### SOURCE DATA:
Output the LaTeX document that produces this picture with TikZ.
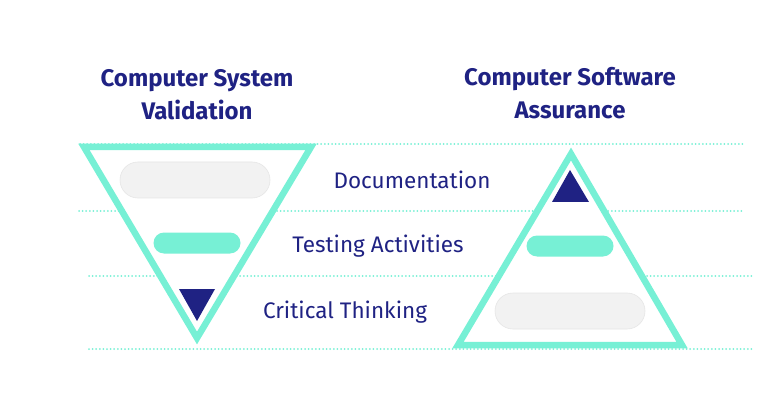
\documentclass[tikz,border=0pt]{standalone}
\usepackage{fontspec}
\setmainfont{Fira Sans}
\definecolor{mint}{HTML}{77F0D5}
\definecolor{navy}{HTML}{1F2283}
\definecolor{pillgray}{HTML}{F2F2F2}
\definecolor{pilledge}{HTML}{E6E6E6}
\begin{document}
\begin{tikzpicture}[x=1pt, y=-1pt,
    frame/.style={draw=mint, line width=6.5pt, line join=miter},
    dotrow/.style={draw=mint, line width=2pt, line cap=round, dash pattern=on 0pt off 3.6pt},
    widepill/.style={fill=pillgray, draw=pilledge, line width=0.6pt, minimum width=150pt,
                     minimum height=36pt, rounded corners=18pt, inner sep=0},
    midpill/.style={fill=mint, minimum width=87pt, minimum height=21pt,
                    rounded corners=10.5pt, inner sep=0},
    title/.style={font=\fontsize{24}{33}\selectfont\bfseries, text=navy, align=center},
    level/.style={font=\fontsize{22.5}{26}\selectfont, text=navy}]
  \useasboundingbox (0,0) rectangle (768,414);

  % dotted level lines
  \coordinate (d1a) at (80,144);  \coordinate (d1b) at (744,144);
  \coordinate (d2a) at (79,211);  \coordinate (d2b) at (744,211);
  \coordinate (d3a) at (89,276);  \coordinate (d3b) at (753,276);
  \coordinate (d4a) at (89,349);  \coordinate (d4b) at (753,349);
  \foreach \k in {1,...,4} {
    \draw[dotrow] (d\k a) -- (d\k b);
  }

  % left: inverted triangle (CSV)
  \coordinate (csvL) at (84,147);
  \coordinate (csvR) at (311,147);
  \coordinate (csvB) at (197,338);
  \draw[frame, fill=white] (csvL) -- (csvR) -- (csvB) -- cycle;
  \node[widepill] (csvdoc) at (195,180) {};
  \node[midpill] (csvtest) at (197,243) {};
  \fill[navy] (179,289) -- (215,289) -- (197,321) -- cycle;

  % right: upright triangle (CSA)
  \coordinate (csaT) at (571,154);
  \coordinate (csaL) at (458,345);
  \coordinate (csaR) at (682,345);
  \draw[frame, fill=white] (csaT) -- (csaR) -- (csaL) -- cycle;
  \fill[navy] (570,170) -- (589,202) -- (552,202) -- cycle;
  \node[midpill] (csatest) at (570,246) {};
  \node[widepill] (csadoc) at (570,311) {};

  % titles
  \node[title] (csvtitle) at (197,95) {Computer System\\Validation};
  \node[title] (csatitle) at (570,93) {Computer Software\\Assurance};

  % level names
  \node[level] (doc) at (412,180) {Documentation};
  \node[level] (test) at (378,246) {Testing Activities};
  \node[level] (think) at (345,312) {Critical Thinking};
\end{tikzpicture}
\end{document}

### YOUR OBJECTIVE:
Each line of the data is to be duplicated exactly; pictures stay out of the copy.

### RESULT FOR THIS TASK:
Output the LaTeX document that produces this picture with TikZ.
\documentclass[tikz,border=0pt]{standalone}
\usepackage{fontspec}
\setmainfont{Fira Sans}
\definecolor{mint}{HTML}{77F0D5}
\definecolor{navy}{HTML}{1F2283}
\definecolor{pillgray}{HTML}{F2F2F2}
\definecolor{pilledge}{HTML}{E6E6E6}
\begin{document}
\begin{tikzpicture}[x=1pt, y=-1pt,
    frame/.style={draw=mint, line width=6.5pt, line join=miter},
    dotrow/.style={draw=mint, line width=2pt, line cap=round, dash pattern=on 0pt off 3.6pt},
    widepill/.style={fill=pillgray, draw=pilledge, line width=0.6pt, minimum width=150pt,
                     minimum height=36pt, rounded corners=18pt, inner sep=0},
    midpill/.style={fill=mint, minimum width=87pt, minimum height=21pt,
                    rounded corners=10.5pt, inner sep=0},
    title/.style={font=\fontsize{24}{33}\selectfont\bfseries, text=navy, align=center},
    level/.style={font=\fontsize{22.5}{26}\selectfont, text=navy}]
  \useasboundingbox (0,0) rectangle (768,414);

  % dotted level lines
  \coordinate (d1a) at (80,144);  \coordinate (d1b) at (744,144);
  \coordinate (d2a) at (79,211);  \coordinate (d2b) at (744,211);
  \coordinate (d3a) at (89,276);  \coordinate (d3b) at (753,276);
  \coordinate (d4a) at (89,349);  \coordinate (d4b) at (753,349);
  \foreach \k in {1,...,4} {
    \draw[dotrow] (d\k a) -- (d\k b);
  }

  % left: inverted triangle (CSV)
  \coordinate (csvL) at (84,147);
  \coordinate (csvR) at (311,147);
  \coordinate (csvB) at (197,338);
  \draw[frame, fill=white] (csvL) -- (csvR) -- (csvB) -- cycle;
  \node[widepill] (csvdoc) at (195,180) {};
  \node[midpill] (csvtest) at (197,243) {};
  \fill[navy] (179,289) -- (215,289) -- (197,321) -- cycle;

  % right: upright triangle (CSA)
  \coordinate (csaT) at (571,154);
  \coordinate (csaL) at (458,345);
  \coordinate (csaR) at (682,345);
  \draw[frame, fill=white] (csaT) -- (csaR) -- (csaL) -- cycle;
  \fill[navy] (570,170) -- (589,202) -- (552,202) -- cycle;
  \node[midpill] (csatest) at (570,246) {};
  \node[widepill] (csadoc) at (570,311) {};

  % titles
  \node[title] (csvtitle) at (197,95) {Computer System\\Validation};
  \node[title] (csatitle) at (570,93) {Computer Software\\Assurance};

  % level names
  \node[level] (doc) at (412,180) {Documentation};
  \node[level] (test) at (378,246) {Testing Activities};
  \node[level] (think) at (345,312) {Critical Thinking};
\end{tikzpicture}
\end{document}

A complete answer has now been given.